Akibatnya berbagai “kesenjangan” muncul. Uang yang “dicuri” kemudian dijadikan “kemewahan” bagi pejabat dan “pemegang amanah”. Gaya hidup pejabat negara berbanding terbalik dengan kehidupan rakyat. Pejabat negara kemudian berfoya-foya sambil “menertawakan” kemiskinan.

Berbagai pernyataan seperti “rakyat bodoh”, “miskin karena nasib”, “rakyat memang pemalas” membuktikan antara kehidupan rakyat dengan pengurus negara begitu timpang. Jangankan mau mencari solusi terhadap berbagai problema di tengah rakyat, prihatin saja tidak mau.

Pelajaran panjang orde baru kemudian menyadarkan rakyat. Biang kerok berbagai permasalahan yang terjadi “diakibatkan korupsi”. Berbagai hak kemudian dicuri.
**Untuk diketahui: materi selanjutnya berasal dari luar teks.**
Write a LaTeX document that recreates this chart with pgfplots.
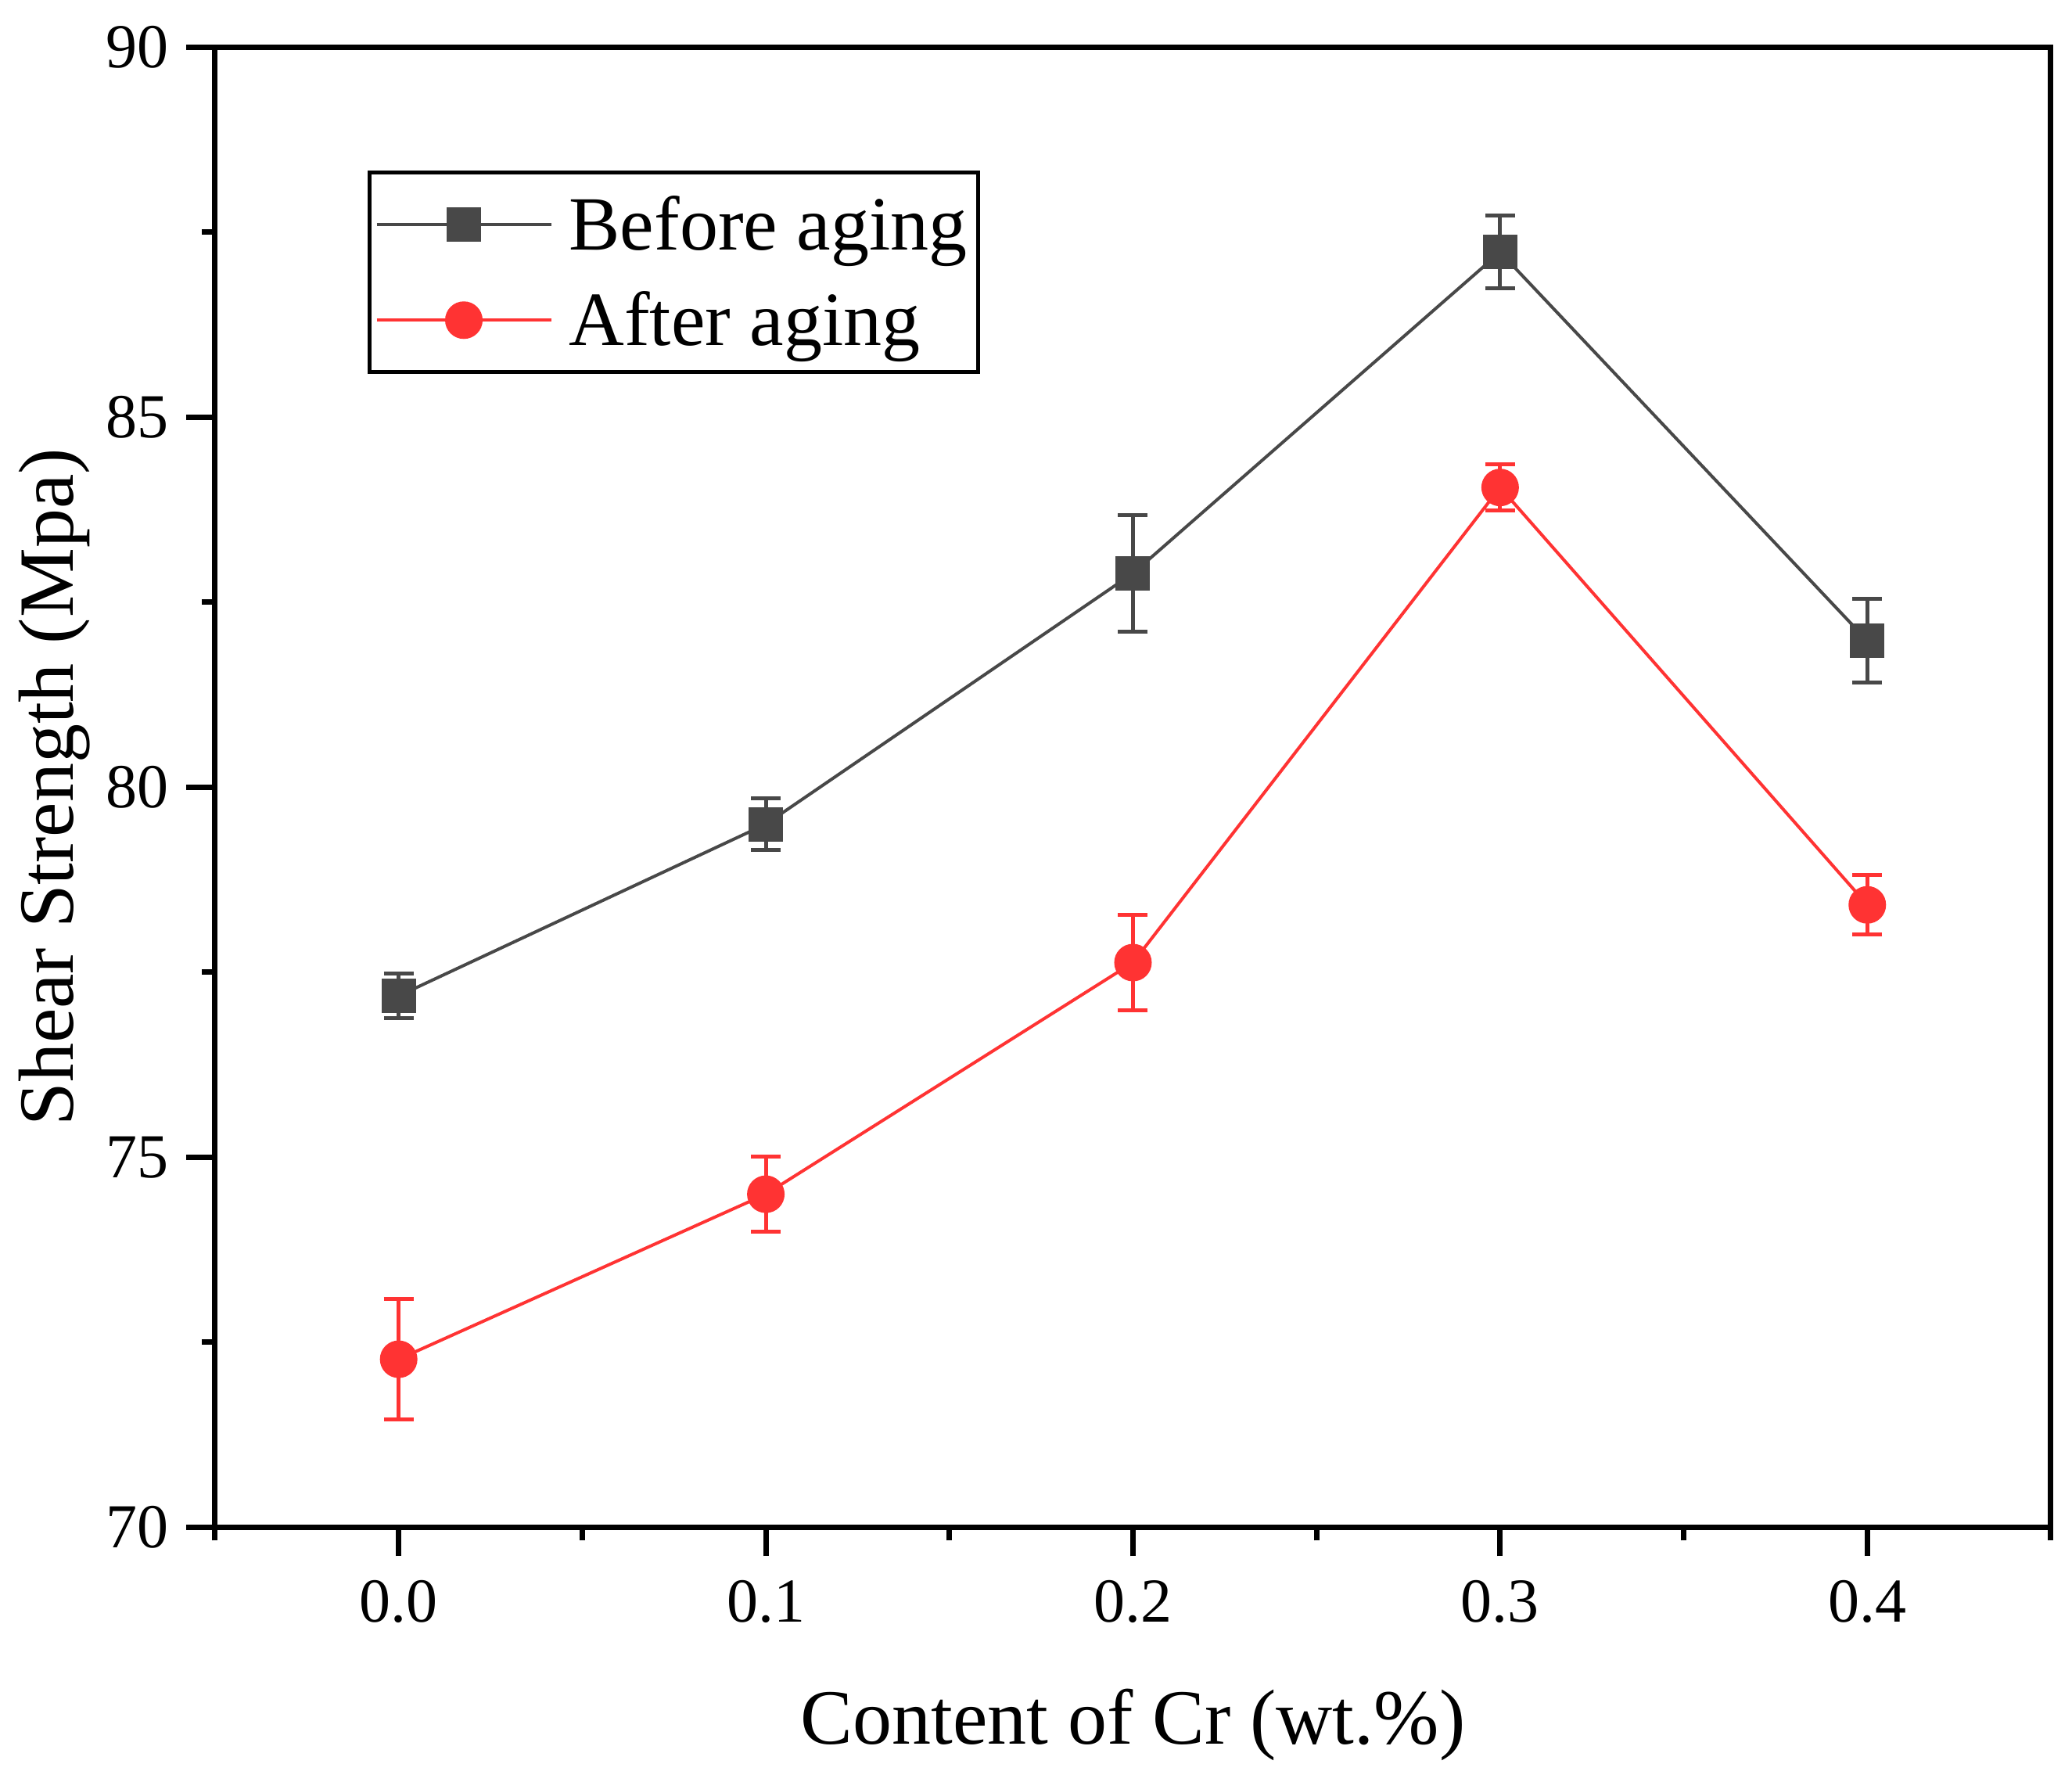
\documentclass[border=0pt]{standalone}
\usepackage{fontspec}
\setmainfont{Liberation Serif}
\usepackage{pgfplots}
\pgfplotsset{compat=1.18}
\definecolor{bgray}{RGB}{72,72,72}
\definecolor{ared}{RGB}{255,51,51}

\begin{document}
\begin{tikzpicture}
\begin{axis}[
    scale only axis,
    width=234.7pt,
    height=189.2pt,
    xmin=-0.05, xmax=0.45,
    ymin=70, ymax=90,
    xtick={0,0.1,0.2,0.3,0.4},
    minor xtick={-0.05,0.05,0.15,0.25,0.35,0.45},
    ytick={70,75,80,85,90},
    minor ytick={72.5,77.5,82.5,87.5},
    tick align=outside,
    xtick pos=bottom,
    ytick pos=left,
    major tick length=3.7pt,
    minor tick length=1.7pt,
    axis line style={line width=0.7pt},
    tick style={line width=0.7pt, black},
    /pgf/number format/assume math mode=true,
    x tick label style={/pgf/number format/fixed, /pgf/number format/fixed zerofill, /pgf/number format/precision=1, yshift=0.4pt},
    y tick label style={xshift=1.3pt},
    tick label style={font=\fontsize{8}{9.6}\selectfont},
    xlabel={Content of Cr (wt.\%)},
    ylabel={Shear Strength (Mpa)},
    xlabel style={font=\fontsize{10}{12}\selectfont, inner sep=0pt, at={(axis description cs:0.5,-0.1464)}, anchor=base},
    ylabel style={font=\fontsize{10}{12}\selectfont, inner sep=0pt, at={(axis description cs:-0.0775,0.5)}, anchor=base},
    legend style={at={(0.0831,0.9165)}, anchor=north west, draw=black, line width=0.5pt,
        font=\fontsize{9.8}{12}\selectfont, inner xsep=0pt, inner ysep=1pt,
        row sep=0.9pt,
        nodes={inner ysep=0pt, inner xsep=1.4pt, text height=8.9pt, text depth=2.4pt}},
    legend cell align={left},
    legend image code/.code={%
        \path (-0.7pt,0pt) (23.0pt,0pt);
        \draw[mark repeat=2, mark phase=2, #1] plot coordinates {(0pt,0pt) (11.15pt,0pt) (22.3pt,0pt)};},
]
% before aging
\addplot+[color=bgray, line width=0.4pt, mark=square*, mark size=2pt,
    mark options={fill=bgray, draw=bgray, solid},
    error bars/.cd, y dir=both, y explicit,
    error bar style={line width=0.5pt, bgray},
    error mark options={rotate=90, mark size=1.9pt, line width=0.5pt, bgray}]
coordinates {
 (0.0,77.18) +- (0,0.30)
 (0.1,79.50) +- (0,0.35)
 (0.2,82.89) +- (0,0.79)
 (0.3,87.23) +- (0,0.49)
 (0.4,81.98) +- (0,0.57)
};
\addlegendentry{Before aging}

% after aging
\addplot+[color=ared, line width=0.4pt, mark=*, mark size=2.2pt,
    mark options={fill=ared, draw=ared, solid},
    error bars/.cd, y dir=both, y explicit,
    error bar style={line width=0.5pt, ared},
    error mark options={rotate=90, mark size=1.9pt, line width=0.5pt, ared}]
coordinates {
 (0.0,72.27) +- (0,0.81)
 (0.1,74.50) +- (0,0.51)
 (0.2,77.63) +- (0,0.64)
 (0.3,84.05) +- (0,0.31)
 (0.4,78.41) +- (0,0.40)
};
\addlegendentry{After aging}
\end{axis}
\path ([shift={(-27.5pt,-32.5pt)}]current axis.south west) rectangle ([shift={(2.7pt,5.9pt)}]current axis.north east);
\end{tikzpicture}
\end{document}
Rakyat tidak menikmati “arti bernegara”. Sehingga rakyat marah. Berbagai dukungan yang terus menerus mengalir memberikan dukungan adalah proses yang panjang bagaimana dukungan terus mengalir.

Entah “pengurus” tidak menyadari putaran zaman dan mengikuti perkembangan zaman, namun yang pasti “skenario” melemahkan KPK tidak mereka perhitungan. Mereka teledor. Mereka kaget ketika dukungan terus menerus ke KPK.

Pengalaman cicak – Buaya, perlawanan terhadap kriminalisasi Bibit Chandra adalah bentuk perlawanan yang sudah teratur rapi. Perlawanan kelas menengah kemudian “memaksa” mereka harus berhitung terhadap kekuatan itu.

Dan kemudian selanjutnya bisa kita duga. Setelah dukungan yang terus menerus kepada KPK, anggota DPR seakan-akan “koor”. Mulai membantah. Mulai mencari pembenaran. Mulai mencari pencitraan. Mulai sembunyi. Mulai “berpihak” kepada rakyat. Terlepas apakah motif itu merupakan “bentuk dukungan” kepada rakyat atau hanya mencari selamat, namun yang pasti, suara “koor” anggota DPR sudah terlambat. Rakyat sudah mencatat. Rakyat sudah mendengar. Rakyat tidak lupa.

Rakyat kemudian memberikan “punisment” pada pemilu 2014. Rakyat akan menjadi “raja” yang berdaulat. Rakyat menjadi juri sekaligus “pemilik” suara yang akan memilih. Rakyat akan mencatat itu.
Sekali lagi, “suara nurani” mengalahkan tembok kokoh.